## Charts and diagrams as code
begin
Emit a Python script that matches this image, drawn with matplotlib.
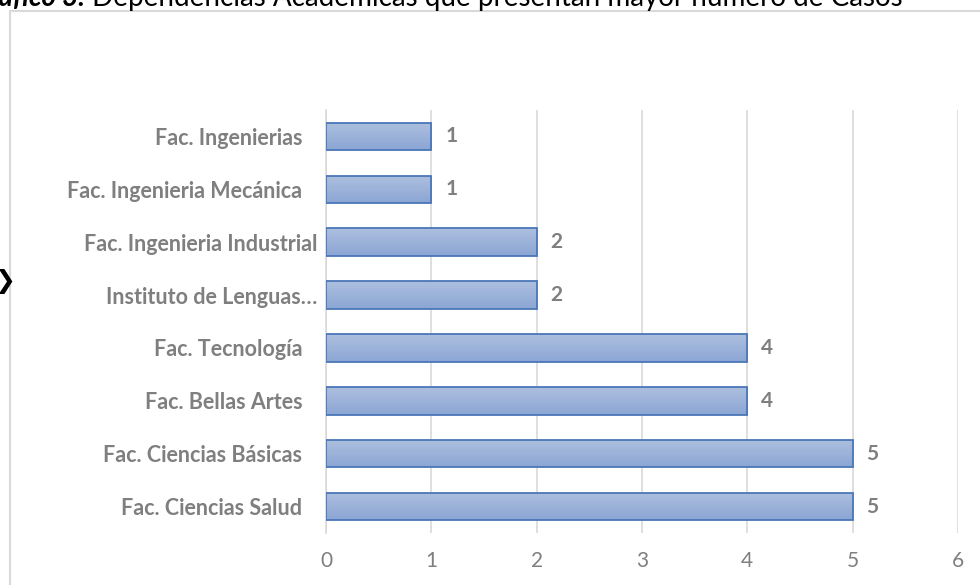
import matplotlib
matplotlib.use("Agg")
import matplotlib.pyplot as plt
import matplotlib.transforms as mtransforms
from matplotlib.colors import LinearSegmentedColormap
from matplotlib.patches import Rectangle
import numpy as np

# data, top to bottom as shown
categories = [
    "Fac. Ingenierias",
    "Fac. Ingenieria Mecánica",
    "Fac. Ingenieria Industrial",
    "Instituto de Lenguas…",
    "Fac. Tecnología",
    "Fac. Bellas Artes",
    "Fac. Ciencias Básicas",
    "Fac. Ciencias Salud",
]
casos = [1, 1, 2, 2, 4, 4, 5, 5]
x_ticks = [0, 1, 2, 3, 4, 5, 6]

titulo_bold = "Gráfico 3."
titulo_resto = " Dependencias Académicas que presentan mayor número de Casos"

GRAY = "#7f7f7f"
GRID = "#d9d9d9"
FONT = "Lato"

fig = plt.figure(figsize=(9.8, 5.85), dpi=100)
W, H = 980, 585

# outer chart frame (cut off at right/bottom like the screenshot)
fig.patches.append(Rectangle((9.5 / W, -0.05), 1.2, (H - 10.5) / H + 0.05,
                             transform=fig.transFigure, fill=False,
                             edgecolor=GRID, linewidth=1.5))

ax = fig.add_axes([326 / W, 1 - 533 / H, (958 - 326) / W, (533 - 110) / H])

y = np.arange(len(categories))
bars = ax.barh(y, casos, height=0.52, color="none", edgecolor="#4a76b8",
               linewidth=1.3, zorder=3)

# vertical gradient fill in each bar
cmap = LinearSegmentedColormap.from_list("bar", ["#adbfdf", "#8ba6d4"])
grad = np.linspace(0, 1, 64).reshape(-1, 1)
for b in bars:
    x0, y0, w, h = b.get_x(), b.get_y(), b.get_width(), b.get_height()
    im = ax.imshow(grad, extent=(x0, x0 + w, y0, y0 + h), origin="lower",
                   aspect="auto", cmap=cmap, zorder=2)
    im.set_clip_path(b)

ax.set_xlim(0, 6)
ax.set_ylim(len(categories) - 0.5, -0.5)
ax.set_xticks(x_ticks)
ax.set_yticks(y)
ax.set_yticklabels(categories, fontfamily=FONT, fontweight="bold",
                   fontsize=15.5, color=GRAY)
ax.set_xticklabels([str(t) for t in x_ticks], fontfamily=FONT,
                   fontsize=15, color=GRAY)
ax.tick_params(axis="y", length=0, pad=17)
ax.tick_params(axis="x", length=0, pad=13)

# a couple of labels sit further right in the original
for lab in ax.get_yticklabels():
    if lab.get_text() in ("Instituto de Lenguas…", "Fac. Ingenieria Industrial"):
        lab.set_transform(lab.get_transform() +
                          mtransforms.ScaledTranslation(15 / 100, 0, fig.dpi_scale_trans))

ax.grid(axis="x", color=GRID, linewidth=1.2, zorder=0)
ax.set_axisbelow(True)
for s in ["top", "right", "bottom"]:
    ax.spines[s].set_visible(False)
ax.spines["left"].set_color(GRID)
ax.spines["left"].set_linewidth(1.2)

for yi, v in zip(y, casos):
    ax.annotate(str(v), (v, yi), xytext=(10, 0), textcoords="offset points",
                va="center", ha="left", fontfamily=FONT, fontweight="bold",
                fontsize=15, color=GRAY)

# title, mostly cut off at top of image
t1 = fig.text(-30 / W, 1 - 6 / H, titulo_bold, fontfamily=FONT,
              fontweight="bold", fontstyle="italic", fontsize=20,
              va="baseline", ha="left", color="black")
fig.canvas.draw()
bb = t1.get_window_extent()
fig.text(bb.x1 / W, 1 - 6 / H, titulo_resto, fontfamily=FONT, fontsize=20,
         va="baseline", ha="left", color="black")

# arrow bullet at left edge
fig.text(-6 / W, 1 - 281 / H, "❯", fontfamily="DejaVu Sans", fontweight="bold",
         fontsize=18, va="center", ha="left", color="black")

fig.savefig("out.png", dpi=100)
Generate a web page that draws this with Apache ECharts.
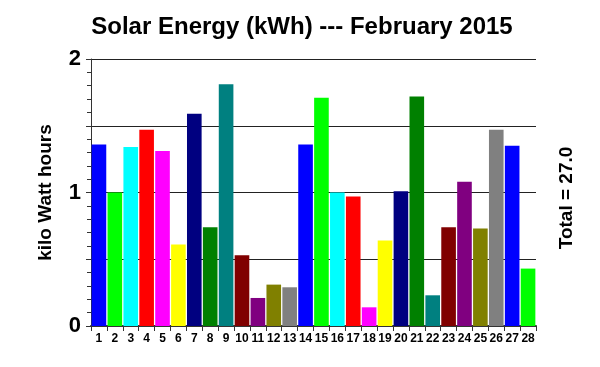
end
## The exercise
Starting at the first line of the material, output exactly the lines up to and including the one with "W, H = 980, 585". Do not include the pictures.

## Answer for this exercise
Emit a Python script that matches this image, drawn with matplotlib.
import matplotlib
matplotlib.use("Agg")
import matplotlib.pyplot as plt
import matplotlib.transforms as mtransforms
from matplotlib.colors import LinearSegmentedColormap
from matplotlib.patches import Rectangle
import numpy as np

# data, top to bottom as shown
categories = [
    "Fac. Ingenierias",
    "Fac. Ingenieria Mecánica",
    "Fac. Ingenieria Industrial",
    "Instituto de Lenguas…",
    "Fac. Tecnología",
    "Fac. Bellas Artes",
    "Fac. Ciencias Básicas",
    "Fac. Ciencias Salud",
]
casos = [1, 1, 2, 2, 4, 4, 5, 5]
x_ticks = [0, 1, 2, 3, 4, 5, 6]

titulo_bold = "Gráfico 3."
titulo_resto = " Dependencias Académicas que presentan mayor número de Casos"

GRAY = "#7f7f7f"
GRID = "#d9d9d9"
FONT = "Lato"

fig = plt.figure(figsize=(9.8, 5.85), dpi=100)
W, H = 980, 585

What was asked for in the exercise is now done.